CARRIE JOHNSON, BYLINE: Earlier this year, for the first time in the 36 year history of the Foreign Intelligence Surveillance Act, a federal judge in Chicago ordered the Justice Department to share secret wiretap applications with a defense lawyer. Former prosecutor David Laufman says the ruling represents something big.
DAVID LAUFMAN: I think what we are starting to see is a slow erosion in the court's willingness to rely exclusively on the government's invocations of national security without affording defendants, or at least through their attorneys, a meaningful opportunity to contest them.
JOHNSON: In other words, the days of taking the government's word are over. The Justice Department wants to appeal the Chicago decision. And even if defense lawyers win, it's not clear the material will help their client, a 20-year-old accused bomber, win in court. Two other cases involve NSA programs that collect American phone metadata and snoop on electronic conversations overseas.
Defendants there are demanding prosecutors open up their files and reveal how those men got on the U.S. government radar screen in the first place. Their requests foreshadow a long and messy court fight that could call into question the legality of their surveillance and eventually tee up a case before the U.S. Supreme Court.

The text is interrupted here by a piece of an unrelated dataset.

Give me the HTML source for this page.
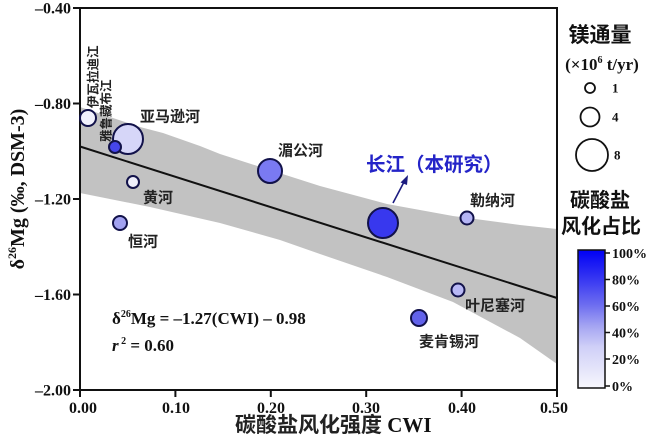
<!DOCTYPE html>
<html><head><meta charset="utf-8"><style>
html,body{margin:0;padding:0;background:#fff;}
svg{display:block;}
.t{font-family:"Liberation Serif",serif;font-weight:bold;fill:#111;}
.c{font-family:"Liberation Sans","Noto Sans CJK SC",sans-serif;font-weight:bold;fill:#222;}
</style></head><body>
<svg width="650" height="440" viewBox="0 0 650 440" xmlns="http://www.w3.org/2000/svg">
<defs>
<linearGradient id="cb" x1="0" y1="0" x2="0" y2="1">
<stop offset="0" stop-color="#0000f5"/>
<stop offset="0.2" stop-color="#3434f2"/>
<stop offset="0.4" stop-color="#6e6ef0"/>
<stop offset="0.55" stop-color="#a4a4f2"/>
<stop offset="0.7" stop-color="#cfcff7"/>
<stop offset="1" stop-color="#f7f7fd"/>
</linearGradient>
</defs>
<!-- band -->
<polygon fill="#c2c2c2" points="80,107 113,118 140,127 163,133 200,146 220,154 270,170 320,186 387,204 453,216 520,225 557,229 557,364 520,338 453,302 387,277 320,254 280,240 220,223 150,207 80,193"/>
<!-- regression -->
<line x1="80" y1="146.5" x2="557" y2="298" stroke="#111" stroke-width="2"/>
<!-- frame -->
<rect x="80" y="8" width="477" height="382" fill="none" stroke="#111" stroke-width="2"/>
<!-- y ticks -->
<g stroke="#111" stroke-width="2">
<line x1="73" y1="8" x2="80" y2="8"/><line x1="73" y1="103.5" x2="80" y2="103.5"/><line x1="73" y1="199" x2="80" y2="199"/><line x1="73" y1="294.5" x2="80" y2="294.5"/><line x1="73" y1="390" x2="80" y2="390"/>
<line x1="80" y1="390" x2="80" y2="397"/><line x1="175.4" y1="390" x2="175.4" y2="397"/><line x1="270.8" y1="390" x2="270.8" y2="397"/><line x1="366.2" y1="390" x2="366.2" y2="397"/><line x1="461.6" y1="390" x2="461.6" y2="397"/><line x1="557" y1="390" x2="557" y2="397"/>
</g>
<g class="t" font-size="16" text-anchor="end">
<text x="71" y="13.5">–0.40</text><text x="71" y="109">–0.80</text><text x="71" y="204.5">–1.20</text><text x="71" y="300">–1.60</text><text x="71" y="395.5">–2.00</text>
</g>
<g class="t" font-size="16" text-anchor="middle">
<text x="83" y="413">0.00</text><text x="176" y="413">0.10</text><text x="271" y="413">0.20</text><text x="366" y="413">0.30</text><text x="462" y="413">0.40</text><text x="554" y="413">0.50</text>
</g>
<!-- axis titles -->
<text x="235" y="432" font-size="21"><tspan class="c" fill="#111">碳酸盐风化强度</tspan><tspan class="t"> CWI</tspan></text>
<text class="t" font-size="20" text-anchor="middle" transform="translate(24,189) rotate(-90)">δ<tspan font-size="12" dy="-8">26</tspan><tspan dy="8">Mg (‰, DSM-3)</tspan></text>
<!-- points -->
<g stroke="#12124a" stroke-width="2">
<circle cx="88" cy="118" r="8" fill="#f2f2fd"/>
<circle cx="128" cy="139" r="15" fill="#d6d6f8"/>
<circle cx="115" cy="147" r="6" fill="#4646ea"/>
<circle cx="133" cy="182" r="6" fill="#eeeefb"/>
<circle cx="120" cy="223" r="7" fill="#a2a2f1"/>
<circle cx="270" cy="171" r="12" fill="#7a7af2"/>
<circle cx="383" cy="223" r="15" fill="#3838ee"/>
<circle cx="467" cy="218" r="6.5" fill="#b5b5f5"/>
<circle cx="458" cy="290" r="6.5" fill="#b8b8f5"/>
<circle cx="419" cy="318" r="8" fill="#6262ea"/>
</g>
<!-- labels -->
<g class="c" font-size="15">
<text x="140" y="121.5">亚马逊河</text>
<text x="143" y="202.5">黄河</text>
<text x="128" y="246.5">恒河</text>
<text x="278" y="155.5">湄公河</text>
<text x="470" y="205.5">勒纳河</text>
<text x="465" y="310.5">叶尼塞河</text>
<text x="419" y="346.5">麦肯锡河</text>
</g>
<text class="c" font-size="12.5" transform="translate(97.5,108) rotate(-90)">伊瓦拉迪江</text>
<text class="c" font-size="12.5" transform="translate(110.5,142) rotate(-90)">雅鲁藏布江</text>
<text class="c" font-size="19.5" x="366" y="171" style="fill:#2424c8">长江（本研究）</text>
<line x1="393" y1="203" x2="404" y2="182" stroke="#1c1c80" stroke-width="1.6"/>
<polygon points="408,175 400.5,182.5 407,185" fill="#1c1c80"/>
<!-- equation -->
<text class="t" font-size="17" x="112" y="324">δ<tspan font-size="10" dy="-7">26</tspan><tspan dy="7">Mg = –1.27(CWI) – 0.98</tspan></text>
<text class="t" font-size="17" x="112" y="351"><tspan font-style="italic">r</tspan><tspan font-size="10" dy="-7"> 2</tspan><tspan dy="7"> = 0.60</tspan></text>
<!-- legend -->
<text class="c" font-size="21" x="600" y="42" text-anchor="middle" style="fill:#111">镁通量</text>
<text class="t" font-size="17" x="602" y="70" text-anchor="middle">(×10<tspan font-size="10" dy="-7">6</tspan><tspan dy="7"> t/yr)</tspan></text>
<g fill="#fff" stroke="#111" stroke-width="1.8">
<circle cx="590" cy="88" r="5"/>
<circle cx="590" cy="117" r="9.5"/>
<circle cx="592" cy="155" r="16"/>
</g>
<g class="t" font-size="13">
<text x="612" y="92.5">1</text><text x="612" y="121.5">4</text><text x="614" y="159.5">8</text>
</g>
<text class="c" font-size="20" x="600" y="207" text-anchor="middle" style="fill:#111">碳酸盐</text>
<text class="c" font-size="20" x="601" y="233" text-anchor="middle" style="fill:#111">风化占比</text>
<rect x="578" y="250" width="27" height="138" fill="url(#cb)" stroke="#111" stroke-width="1.5"/>
<g stroke="#111" stroke-width="1.5">
<line x1="605" y1="253" x2="610" y2="253"/><line x1="605" y1="279.5" x2="610" y2="279.5"/><line x1="605" y1="306" x2="610" y2="306"/><line x1="605" y1="332.5" x2="610" y2="332.5"/><line x1="605" y1="359" x2="610" y2="359"/><line x1="605" y1="386" x2="610" y2="386"/>
</g>
<g class="t" font-size="14">
<text x="612" y="258">100%</text><text x="612" y="284.5">80%</text><text x="612" y="311">60%</text><text x="612" y="337.5">40%</text><text x="612" y="364">20%</text><text x="612" y="391">0%</text>
</g>
</svg>
</body></html>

Justice Department and intelligence leaders say the programs operate under strict oversight. But ACLU deputy legal director Jameel Jaffer is no longer willing to give the government the benefit of the doubt.
JAMEEL JAFFER: What we've seen over the last few months is a growing recognition that the government has been using secrecy not just to protect legitimate sources and methods, but also to prevent the disclosure of programs that would be controversial or programs that might even be unlawful, and that secrecy is being misused in many different ways.

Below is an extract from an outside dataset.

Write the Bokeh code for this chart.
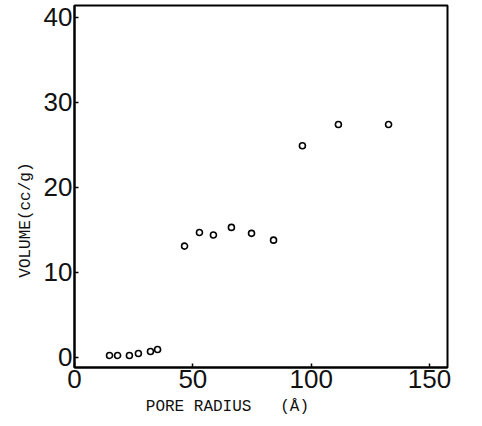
from bokeh.plotting import figure
from bokeh.models import Range1d, FixedTicker, ColumnDataSource
from bokeh.embed import file_html
from bokeh.resources import INLINE

# Data
pore_radius = [14.8, 18.2, 23.2, 27.0, 32.1, 35.1,
               46.5, 52.8, 58.7, 66.3, 74.8, 84.1,
               96.3, 111.5, 132.7]
volume = [0.24, 0.24, 0.24, 0.47, 0.71, 0.94,
          13.1, 14.7, 14.4, 15.3, 14.6, 13.8,
          24.9, 27.4, 27.4]
x_ticks = [0, 50, 100, 150]
y_ticks = [0, 10, 20, 30, 40]
x_title = "PORE RADIUS\u00a0\u00a0\u00a0(Å)"
y_title = "VOLUME(cc/g)"

NB = "\u00a0"

p = figure(width=482, height=426, output_backend="svg", toolbar_location=None,
           x_range=Range1d(0, 157.6), y_range=Range1d(-1.18, 41.4),
           min_border_left=74, min_border_right=35, min_border_top=5,
           min_border_bottom=59)
p.background_fill_color = "white"
p.border_fill_color = "white"
p.outline_line_color = "black"
p.outline_line_width = 2
p.xgrid.visible = False
p.ygrid.visible = False

for ax, ticks in ((p.xaxis, x_ticks), (p.yaxis, y_ticks)):
    ax.ticker = FixedTicker(ticks=ticks)
    ax.axis_line_color = "black"
    ax.axis_line_width = 2
    ax.major_tick_in = 4
    ax.major_tick_out = 0
    ax.major_tick_line_width = 1.5
    ax.minor_tick_line_color = None
    ax.major_label_text_font = "Liberation Sans"
    ax.major_label_text_font_size = "26px"
    ax.major_label_text_color = "#111111"
    ax.major_label_standoff = 2
    ax.axis_label_text_font = "Liberation Mono"
    ax.axis_label_text_font_size = "16px"
    ax.axis_label_text_font_style = "normal"
    ax.axis_label_text_color = "#111111"

p.xaxis.axis_label = x_title + NB * 7
p.xaxis.axis_label_standoff = 7
p.yaxis.axis_label = y_title + NB * 7
p.yaxis.axis_label_standoff = 6

src = ColumnDataSource(dict(x=pore_radius, y=volume))
p.scatter("x", "y", source=src, marker="circle", size=6,
          fill_color="white", line_color="black", line_width=1.6)

open("out.html", "w").write(file_html(p, INLINE))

JOHNSON: Jaffer says the Foreign Intelligence Surveillance Court, sometimes perceived as a rubber stamp for the NSA, recently ordered the government to go back and make more information public about its electronic surveillance programs.
JAFFER: And if that court is now telling the government some of the secrecy that you guys are demanding is unjustified, I do think that we are, you know, we're in a different era.
JOHNSON: And then there's another set of cases. American University law professor Jennifer Daskal studies the U.S. no fly list for terrorists. A judge in California recently revealed a former Stanford University student taken into custody more than eight years ago and barred from re-entering the U.S. originally got on the no fly list because an FBI agent checked the wrong box on a form. The judge called the move a monumental human error. Daskal wonders how many more such cases are out there buried in classified files.
JENNIFER DASKAL: I think this case highlights the importance of having an adversarial process and having some mechanism for both sides to be heard and for an airing of the information to protect against mistakes and abuse.
JOHNSON: For all the focus on transparency lately, there's one area that remains a black box: the U.S. targeted killing list, the Obama administration's debating whether to kill or capture an unnamed American believed to be living overseas and plotting against the U.S. That bothers Jaffer of the ACLU.
JAFFER: You've got, you know, a group of government bureaucrats deliberating behind closed doors on the basis of secret law and secret evidence and the result of their deliberations is that somebody's going to get killed with a predator drone.